Tuesday, November 8, 2011

Zen and Faith

Last Sunday our senior minister told the story of comparative religions specialist, Huston Smith, who told the story of his 30 days with a Zen Roshi in Japan.  He found it almost impossible to sit in meditation for 12 hours a day and when he would have his daily meeting with Roshi, he always got the koan wrong.  At the end of the 30 days at his last meeting with the Roshi, he complained about his lack of learning about Zen.  The Roshi said:  “Oh the meaning of Zen.  It is simple.  It just means total gratitude for all that has come, total service to all that is now, and total responsibility for all that is to come.  And I am grateful that you were here.”
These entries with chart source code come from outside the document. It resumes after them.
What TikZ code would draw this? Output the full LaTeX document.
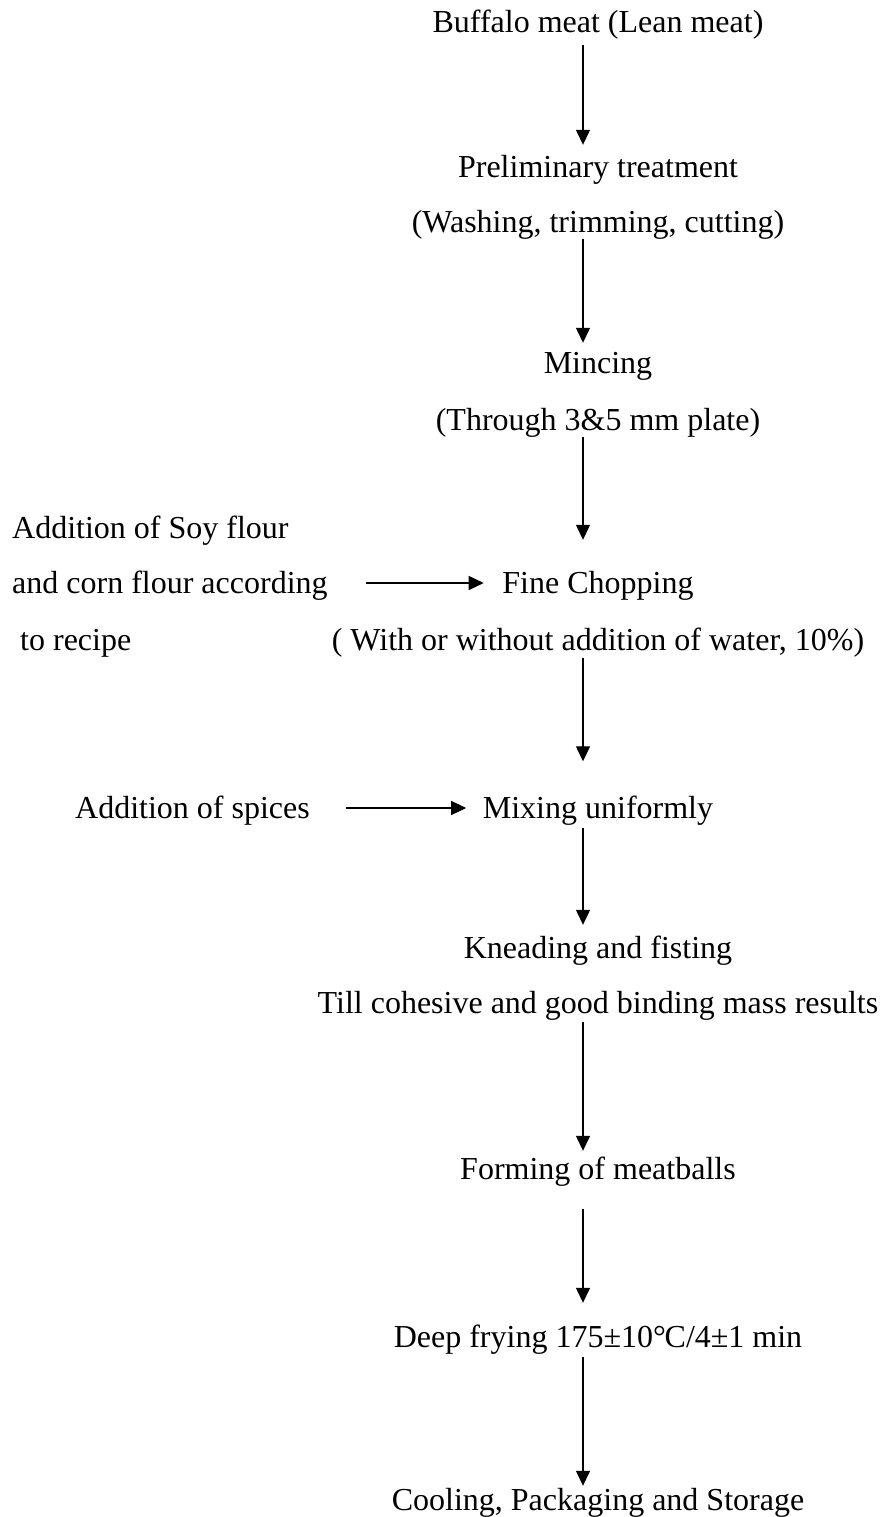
\documentclass[tikz,border=0pt]{standalone}
\usepackage{fontspec}
\setmainfont{Liberation Serif}
\usetikzlibrary{arrows.meta}
\begin{document}
\begin{tikzpicture}[x=1pt,y=-1pt,
  txt/.style={inner sep=0pt, text height=21pt, text depth=0pt, font=\fontsize{32}{38}\selectfont},
  flow/.style={-{Triangle[length=15pt,width=14pt]}, line width=1.3pt}]
\fill[white] (0,0) rectangle (881,1517);
\useasboundingbox (0,0) rectangle (881,1517);
\coordinate (ax) at (583,0);
% main column
\node[txt] (buf) at (598,22) {Buffalo meat (Lean meat)};
\node[txt] (pre) at (598,167) {Preliminary treatment};
\node[txt] (wash) at (598,222) {(Washing, trimming, cutting)};
\node[txt] (minc) at (598,363) {Mincing};
\node[txt] (thru) at (598,420) {(Through 3\&5 mm plate)};
\node[txt] (fine) at (598,583) {Fine Chopping};
\node[txt] (water) at (598,640) {( With or without addition of water, 10\%)};
\node[txt] (mix) at (598,808) {Mixing uniformly};
\node[txt] (knead) at (598,948) {Kneading and fisting};
\node[txt] (till) at (598,1003) {Till cohesive and good binding mass results};
\node[txt] (form) at (598,1169) {Forming of meatballs};
\node[txt] (fry) at (598,1337) {Deep frying 175±10°\kern-0.04em C/4±1 min};
\node[txt] (cool) at (598,1500) {Cooling, Packaging and Storage};
% side inputs
\node[txt, anchor=west] (soy) at (12,528) {Addition of Soy flour};
\node[txt, anchor=west] (corn) at (12,583) {and corn flour according};
\node[txt, anchor=west] (rec) at (20,640) {to recipe};
\node[txt, anchor=west] (spice) at (75,808) {Addition of spices};
% vertical arrows
\draw[flow, shorten <=12.5pt, shorten >=11.5pt] (buf.south -| ax) -- (pre.north -| ax);
\draw[flow, shorten <=6.5pt, shorten >=9.5pt] (wash.south -| ax) -- (minc.north -| ax);
\draw[flow, shorten <=6.5pt, shorten >=32.5pt] (thru.south -| ax) -- (fine.north -| ax);
\draw[flow, shorten <=7.5pt, shorten >=36pt] (water.south -| ax) -- (mix.north -| ax);
\draw[flow, shorten <=9.5pt, shorten >=12.5pt] (mix.south -| ax) -- (knead.north -| ax);
\draw[flow, shorten <=8.5pt, shorten >=7.5pt] (till.south -| ax) -- (form.north -| ax);
\draw[flow, shorten <=29.5pt, shorten >=23.5pt] (form.south -| ax) -- (fry.north -| ax);
\draw[flow, shorten <=9.5pt, shorten >=3.5pt] (fry.south -| ax) -- (cool.north -| ax);
% horizontal arrows
\draw[flow, shorten <=38pt, shorten >=18.5pt] (corn.east) -- (fine.west);
\draw[flow, shorten <=36pt, shorten >=16.5pt] (spice.east) -- (mix.west);
\end{tikzpicture}
\end{document}
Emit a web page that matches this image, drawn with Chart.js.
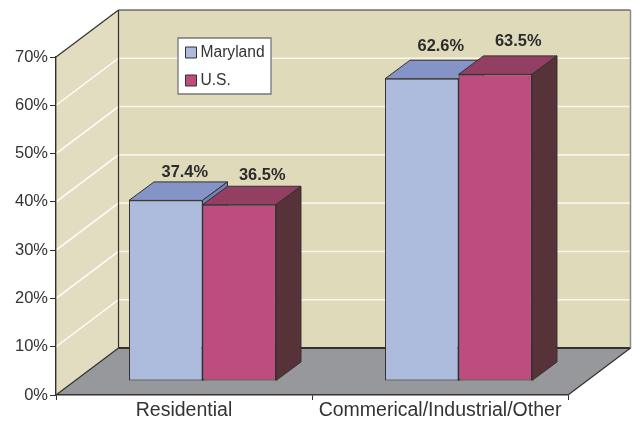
<!DOCTYPE html>
<html>
<head>
<meta charset="utf-8">
<title>Maryland vs U.S.</title>
<script src="https://cdn.jsdelivr.net/npm/chart.js@4"></script>
<style>
    html, body { margin: 0; padding: 0; background: #fff; }
    canvas { display: block; }
</style>
</head>
<body>
<canvas id="share-chart" width="632" height="422"></canvas>
<script>
// Chart data
var categories = ['Residential', 'Commerical/Industrial/Other'];
var marylandValues = [37.4, 62.6];
var usValues = [36.5, 63.5];
var seriesNames = ['Maryland', 'U.S.'];

// Colours: front, top and side of each series
var frontColors = ['#adbbdd', '#bd4d7e'];
var topColors = ['#8594c6', '#923f63'];
var sideColors = ['#7483b5', '#573239'];
var lineColor = '#33302f';
var textColor = '#333333';
var fontName = '"Liberation Sans", Arial, sans-serif';

// Fake 3D depth in pixels
var wallDepth = { x: 62.5, y: 47 };
var barShift = { x: 18.5, y: 14 };
var barDepth = { x: 25, y: 18.5 };

// Value label nudges per series, relative to the bar's top centre
var labelNudgeX = [19, 23];
var labelNudgeY = [[-28, -32], [-29.5, -32.5]];

function fillShape(ctx, points, fill, stroke, width) {
    ctx.beginPath();
    ctx.moveTo(points[0][0], points[0][1]);
    for (var i = 1; i < points.length; i++) {
        ctx.lineTo(points[i][0], points[i][1]);
    }
    ctx.closePath();
    if (fill) {
        ctx.fillStyle = fill;
        ctx.fill();
    }
    if (stroke) {
        ctx.strokeStyle = stroke;
        ctx.lineWidth = width || 1;
        ctx.stroke();
    }
}

function strokeLine(ctx, x1, y1, x2, y2, color, width) {
    ctx.beginPath();
    ctx.moveTo(x1, y1);
    ctx.lineTo(x2, y2);
    ctx.strokeStyle = color;
    ctx.lineWidth = width;
    ctx.stroke();
}

var box3d = {
    id: 'box3d',

    // Back wall, side wall, floor and their gridlines
    beforeDraw: function (chart) {
        var ctx = chart.ctx;
        var xs = chart.scales.x;
        var ys = chart.scales.y;
        var dx = wallDepth.x, dy = wallDepth.y;
        var l = xs.left, r = xs.right, t = ys.top, b = ys.bottom;

        ctx.save();
        fillShape(ctx, [[l + dx, t - dy], [r + dx, t - dy], [r + dx, b - dy], [l + dx, b - dy]], '#dfdaba');
        fillShape(ctx, [[l, t], [l + dx, t - dy], [l + dx, b - dy], [l, b]], '#e2ddc0');
        fillShape(ctx, [[l, b], [l + dx, b - dy], [r + dx, b - dy], [r, b]], '#97989b');

        ys.ticks.forEach(function (tick) {
            if (tick.value === 0 || tick.value === ys.max) {
                return;
            }
            var y = ys.getPixelForValue(tick.value);
            strokeLine(ctx, l, y, l + dx, y - dy, '#ffffff', 1.4);
            strokeLine(ctx, l + dx, y - dy, r + dx, y - dy, '#f8f6ec', 1.6);
        });

        strokeLine(ctx, l, t, l + dx, t - dy, lineColor, 1.2);
        strokeLine(ctx, l + dx, t - dy, r + dx, t - dy, lineColor, 1.2);
        strokeLine(ctx, l + dx, t - dy, l + dx, b - dy, lineColor, 1.2);
        strokeLine(ctx, l + dx, b - dy, r + dx, b - dy, lineColor, 1.8);
        strokeLine(ctx, r + dx, t - dy, r + dx, b - dy, '#8d8d8a', 1.5);
        strokeLine(ctx, l, b, l + dx, b - dy, lineColor, 1.2);
        strokeLine(ctx, r, b, r + dx, b - dy, lineColor, 1.2);
        ctx.restore();
    },

    // Tops and sides go under the fronts, then the fronts are shifted back onto the floor
    beforeDatasetsDraw: function (chart) {
        var ctx = chart.ctx;
        ctx.save();
        ctx.translate(barShift.x, -barShift.y);
        ctx.lineJoin = 'round';
        chart.data.labels.forEach(function (label, index) {
            chart.data.datasets.forEach(function (dataset, ds) {
                var bar = chart.getDatasetMeta(ds).data[index];
                var left = bar.x - bar.width / 2;
                var right = bar.x + bar.width / 2;
                var dx = barDepth.x, dy = barDepth.y;
                fillShape(ctx, [[left, bar.y], [left + dx, bar.y - dy], [right + dx, bar.y - dy], [right, bar.y]],
                    topColors[ds], lineColor, 1);
                fillShape(ctx, [[right, bar.y], [right + dx, bar.y - dy], [right + dx, bar.base - dy], [right, bar.base]],
                    sideColors[ds], lineColor, 1);
            });
        });
    },

    afterDatasetsDraw: function (chart) {
        var ctx = chart.ctx;

        // Value labels
        ctx.font = 'bold 16.4px ' + fontName;
        ctx.fillStyle = '#2b2b2b';
        ctx.textAlign = 'center';
        ctx.textBaseline = 'middle';
        chart.data.datasets.forEach(function (dataset, ds) {
            chart.getDatasetMeta(ds).data.forEach(function (bar, index) {
                ctx.fillText(dataset.data[index].toFixed(1) + '%',
                    bar.x + labelNudgeX[ds], bar.y + labelNudgeY[ds][index]);
            });
        });
        ctx.restore();

        // Legend box
        ctx.save();
        fillShape(ctx, [[178, 38], [271, 38], [271, 94], [178, 94]], '#ffffff', '#77777a', 1.3);
        ctx.font = '15.6px ' + fontName;
        ctx.textAlign = 'left';
        ctx.textBaseline = 'middle';
        chart.data.datasets.forEach(function (dataset, ds) {
            var y = 52.5 + ds * 28;
            fillShape(ctx, [[185.5, y - 5.5], [196.5, y - 5.5], [196.5, y + 5.5], [185.5, y + 5.5]],
                dataset.backgroundColor, lineColor, 1);
            ctx.fillStyle = textColor;
            ctx.fillText(dataset.label, 200.5, y + 0.5);
        });
        ctx.restore();
    }
};

var ctx = document.getElementById('share-chart').getContext('2d');
var shareChart = new Chart(ctx, {
    type: 'bar',
    data: {
        labels: categories,
        datasets: [{
            label: seriesNames[0],
            data: marylandValues,
            backgroundColor: frontColors[0],
            borderColor: lineColor,
            borderWidth: 1,
            borderSkipped: false
        }, {
            label: seriesNames[1],
            data: usValues,
            backgroundColor: frontColors[1],
            borderColor: lineColor,
            borderWidth: 1,
            borderSkipped: false
        }]
    },
    options: {
        responsive: false,
        animation: false,
        categoryPercentage: 0.574,
        barPercentage: 1,
        layout: {
            padding: { top: 57, right: 64, bottom: 0, left: 0 }
        },
        plugins: {
            legend: { display: false },
            tooltip: { enabled: false }
        },
        scales: {
            x: {
                grid: { offset: true, drawOnChartArea: false, color: lineColor, tickLength: 5 },
                border: { color: lineColor, width: 1.4 },
                ticks: {
                    color: textColor,
                    padding: -1,
                    maxRotation: 0,
                    autoSkip: false,
                    font: { family: fontName, size: 19.5 }
                },
                afterFit: function (scale) { scale.height = 27; }
            },
            y: {
                min: 0,
                max: 70,
                grid: { drawOnChartArea: false, color: lineColor, tickLength: 6 },
                border: { color: lineColor, width: 1.4 },
                ticks: {
                    stepSize: 10,
                    color: textColor,
                    padding: 2,
                    font: { family: fontName, size: 16.5 },
                    callback: function (value) { return value + '%'; }
                },
                afterFit: function (scale) { scale.width = 56; }
            }
        }
    },
    plugins: [box3d]
});
</script>
</body>
</html>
That not only is Zen; it is the essence of faith—whether religious or secular.  It is what St Paul talked about in his “faith, hope, and love—but the great of these is love.”  Faith situates us in the past, tradition; and acknowledges that we are all who came before us.  Hope orients us to the future:  the world as it could and should be.  And love commits us to all to which and to whom we are not related.  Faith as gratitude.  Hope as responsibility. Love as service. 

But they are all one in the fullness of existence—our being now, our being here, our being with, our being whole.  In other words, total presence in memory, in consciousness, in relationships—all integrated in the whole. 

I am my memory, my place, and my relationships.  So as I age and my memory starts to slip, as I begin to lose position in the world, as my relationships get smaller and fuzzier, and I become more scattered, I realize that I am indeed on a trajectory from being to nothingness.

Then I remember the words of my own Zen Roshi when we lived in Hawaii.  “Let your ego shrink,” he said, “to nothingness.  Or let it expand to embrace the cosmos.  It is the same.”

So as I let go of my memory, my position, my loved ones, my consciousness, and my whole self, I begin to enter and embrace the cosmos.  I start here, now, and with you in total gratitude, service, and responsibility.